A cadre of curators and gallerists are attempting to change that, with Lee’s woven, felted, embroidered and crocheted fiber artworks popping up in exhibitions like the one at BAMPFA, and in the permanent collections of major institutions like the Museum of Modern Art in New York. Lee’s work has also recently been making the rounds at international art fairs, including at Art Basel Paris this Friday to Sunday, where the gallerist Tina Kim is devoting her booth — her first time at the fair — entirely to Lee.

 

“I have seen strong textile artists exhibited in Paris, such as Olga de Amaral and Anni Albers, and Lee ShinJa is of the same generation,” Kim said in a recent video interview from her New York office of her decision to showcase Lee. “I wanted to show that there was also a pioneering fiber artist in Korea.”

 

Lee’s abstract, colorful and sometimes sculptural works will make a strong showing in Kim’s booth, which is part of the fair’s special Premise section, in which 10 galleries present the work of a single artist.

 

Lee began her practice in the 1950s and 1960s making smaller-scale works, but by the 1970s her work increased in size and often became three-dimensional, undulating off the wall with drapes, folds and dangling tufts of yarn or strips of felt.

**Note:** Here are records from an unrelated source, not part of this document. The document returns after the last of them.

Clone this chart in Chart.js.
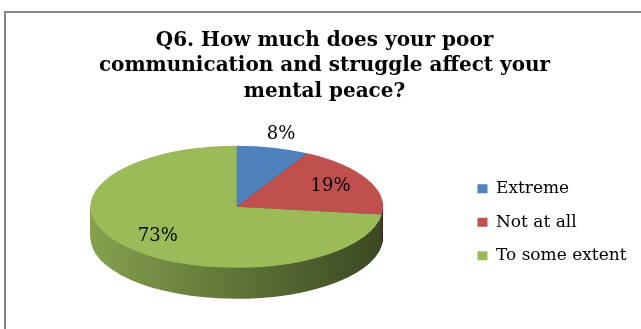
<!DOCTYPE html>
<html>
<head>
<meta charset="utf-8">
<script src="https://cdn.jsdelivr.net/npm/chart.js@4/dist/chart.umd.min.js"></script>
<style>
    html, body { margin: 0; padding: 0; background: #fff; }
    .frame {
        position: absolute; left: 4px; top: 11px;
        width: 800px; height: 500px;
        border: 2px solid #878787;
    }
    .wrap { position: absolute; left: 0; top: 0; width: 641px; height: 329px; }
</style>
</head>
<body>
<div class="frame"></div>
<div class="wrap"><canvas id="pieChart"></canvas></div>
<script>
// data
const categories = ["Extreme", "Not at all", "To some extent"];
const shares = [8, 19, 73];
const titleLines = [
    "Q6. How much does your poor",
    "communication and struggle affect your",
    "mental peace?"
];

const colors = ["#4F81BD", "#C0504D", "#9BBB59"];

// shape of the tilted pie, relative to the radius chart.js gives the arcs
const STRETCH_X = 1.37;
const STRETCH_Y = 0.572;
const DEPTH = 0.29;

function shade(hex, f) {
    const n = parseInt(hex.slice(1), 16);
    const r = Math.round(((n >> 16) & 255) * f);
    const g = Math.round(((n >> 8) & 255) * f);
    const b = Math.round((n & 255) * f);
    return `rgb(${r},${g},${b})`;
}

function geom(arc) {
    const R = arc.outerRadius;
    const depth = R * DEPTH;
    return {
        cx: arc.x,
        cy: arc.y - depth / 2,
        rx: R * STRETCH_X,
        ry: R * STRETCH_Y,
        depth: depth
    };
}

function toEllipse(ctx, g, arc) {
    ctx.translate(g.cx, g.cy);
    ctx.scale(g.rx / arc.outerRadius, g.ry / arc.outerRadius);
    ctx.translate(-arc.x, -arc.y);
}

const pie3d = {
    id: "pie3d",
    beforeDatasetsDraw(chart) {
        const ctx = chart.ctx;
        const arcs = chart.getDatasetMeta(0).data;
        if (!arcs.length) return;
        const g = geom(arcs[0]);
        const base = ctx.getTransform();

        // side wall: stack the slices downwards, darker with a left->right shade
        for (let k = Math.round(g.depth); k >= 1; k--) {
            arcs.forEach((arc, i) => {
                ctx.save();
                ctx.translate(0, k);
                toEllipse(ctx, g, arc);
                ctx.beginPath();
                ctx.moveTo(arc.x, arc.y);
                ctx.arc(arc.x, arc.y, arc.outerRadius, arc.startAngle, arc.endAngle);
                ctx.closePath();
                ctx.setTransform(base);
                const grad = ctx.createLinearGradient(g.cx - g.rx, 0, g.cx + g.rx, 0);
                grad.addColorStop(0, shade(colors[i], 0.86));
                grad.addColorStop(0.5, shade(colors[i], 0.62));
                grad.addColorStop(1, shade(colors[i], 0.38));
                ctx.fillStyle = grad;
                ctx.fill();
                ctx.restore();
            });
        }

        // top face: let chart.js draw its arcs squashed into the ellipse
        ctx.save();
        toEllipse(ctx, g, arcs[0]);
    },
    afterDatasetsDraw(chart) {
        const ctx = chart.ctx;
        ctx.restore();
        const arcs = chart.getDatasetMeta(0).data;
        if (!arcs.length) return;
        const g = geom(arcs[0]);
        const total = shares.reduce((a, b) => a + b, 0);

        ctx.save();
        ctx.font = "18px 'DejaVu Serif'";
        ctx.fillStyle = "#000";
        ctx.textAlign = "center";
        ctx.textBaseline = "middle";
        arcs.forEach((arc, i) => {
            const mid = (arc.startAngle + arc.endAngle) / 2;
            const pct = Math.round(shares[i] / total * 100);
            const f = pct < 10 ? 1.22 : 0.72;
            const x = g.cx + g.rx * f * Math.cos(mid);
            const y = g.cy + g.ry * f * Math.sin(mid);
            ctx.fillText(pct + "%", x, y);
        });
        ctx.restore();
    }
};

Chart.defaults.font.family = "'DejaVu Serif', serif";
Chart.defaults.color = "#000";

new Chart(document.getElementById("pieChart").getContext("2d"), {
    type: "pie",
    data: {
        labels: categories,
        datasets: [{
            data: shares,
            backgroundColor: colors,
            borderWidth: 0
        }]
    },
    options: {
        responsive: true,
        maintainAspectRatio: false,
        animation: false,
        layout: { padding: { left: 12.5, right: 4.5, top: 0, bottom: 0 } },
        plugins: {
            title: {
                display: true,
                text: titleLines,
                color: "#000",
                font: { size: 20, weight: "bold", lineHeight: 1.275 },
                padding: { top: 28, bottom: 11 }
            },
            legend: {
                position: "right",
                fullSize: false,
                labels: {
                    boxWidth: 10,
                    boxHeight: 9,
                    padding: 16.5,
                    color: "#000",
                    font: { size: 17 }
                }
            },
            tooltip: { enabled: false }
        }
    },
    plugins: [pie3d]
});
</script>
</body>
</html>
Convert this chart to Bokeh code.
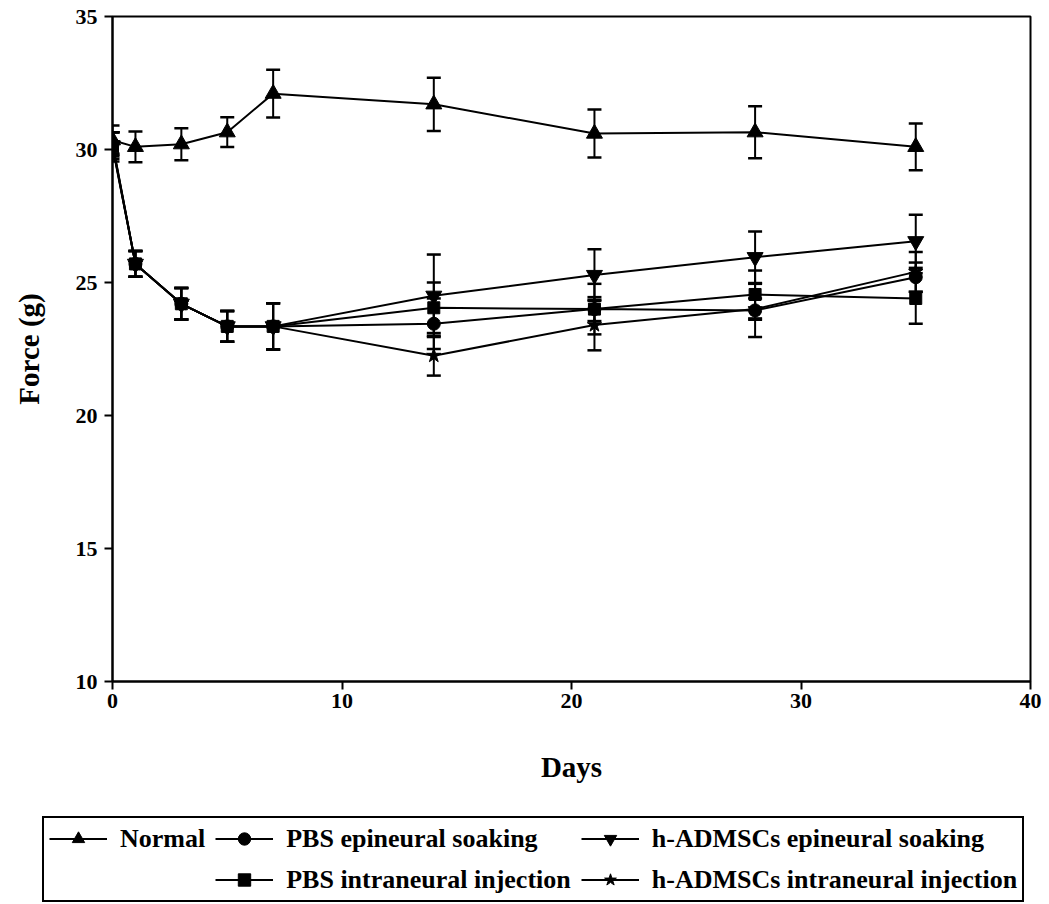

It also became bolder in color, with her later work notably exploring the color red to represent sunsets in her hometown Uljin, on South Korea’s east coast, and as a symbol of deep emotions, like grief.

 

From the beginning, as a woman artist working in textiles, Lee had to pave her own way. “There was no curriculum for textile arts in Korea, and there were no teachers to guide me,” Lee said through a translator in a recent email interview, referring to her studies in art at Seoul National University and, once the Korean War broke out in 1950, at Busan Wartime Nations University. “I had to find my own path. But that gave me the freedom to experiment with textile materials however I wished, without restriction.”

 

This spirit of experimentation is a common thread in Lee’s oeuvre, as is her artistic inspiration in nature. Her work ranges from appliquéd and embroidered pieces depicting abstract animals and figures, to woven tapestries with patterns inspired by natural phenomena such as sunsets and mountains, to felt works incorporating dip dyeing meant to evoke the transitioning colors of autumn leaves.

 

Throughout her career, Lee tested the boundaries of what was considered art, incorporating everyday materials like flour sacks, mosquito nets and thread from thrifted sweaters into her textiles.

 

“At the time it was quite experimental and even a bit controversial,” Lee said, reflecting on the criticism of her first solo exhibition in 1965. “Some people said it looked like I had embroidered with my feet rather than my hands. But I felt these materials were the most honest reflections of the reality I was living in. Elevating them into artwork became both my work, and my own personal form of resistance.”

 

As Lee expanded her art practice in textiles, her impact on the arts in South Korea rippled out. She taught at Duksung Women’s University, in Seoul, for over 30 years, where she became its first dean of the college of arts. Besides introducing applied arts like textiles to the school, Lee also pushed her students away from the traditional Korean apprenticeship model and toward creative exploration.

 

“I used to tell my students: ‘Even a single line you draw must embody your philosophy.’ Art must express thought and philosophy, not merely technique,” she recalled.

 

The felt work was created just a few years after Lee exhibited at South Korea’s National Art Exhibition in 1972, which marked the first time that tapestry was presented as a fine art form in an official Korean exhibition. “That moment will forever stand out to me,” said Lee.

 

“Lee’s uniqueness lies in combining artistic innovation with structural impact,” Sunglim Kim, a Dartmouth art historian who specializes in Korean art and culture, said in an email. “She reframed materials traditionally confined to women’s hands as a language of contemporary art. She treats fiber as a site for thinking about gender, memory, landscape, and resilience.”

 

Indeed, Lee’s steadfast commitment to freedom of expression as a form of resistance seethes beneath the surface of her fiber works. Many of the artist’s textiles appear highly formal and controlled because of her intricate weaving techniques and high level of embroidery skill. However, Lee will often arrange individual threads or pieces of fabric to convey movement and improvisation. “I hope that anyone standing before my work can feel the grains of life within it,” she said.

 

As Lee and the wider medium of fiber art steadily gain more acclaim in the global art world, the artist is proud that she never stopped listening to her creative voice. “For a long time, my work was not understood,” Lee said. “But I didn’t mind. Even if others turned away, I had no choice but to follow my own path. That was my life and my art.”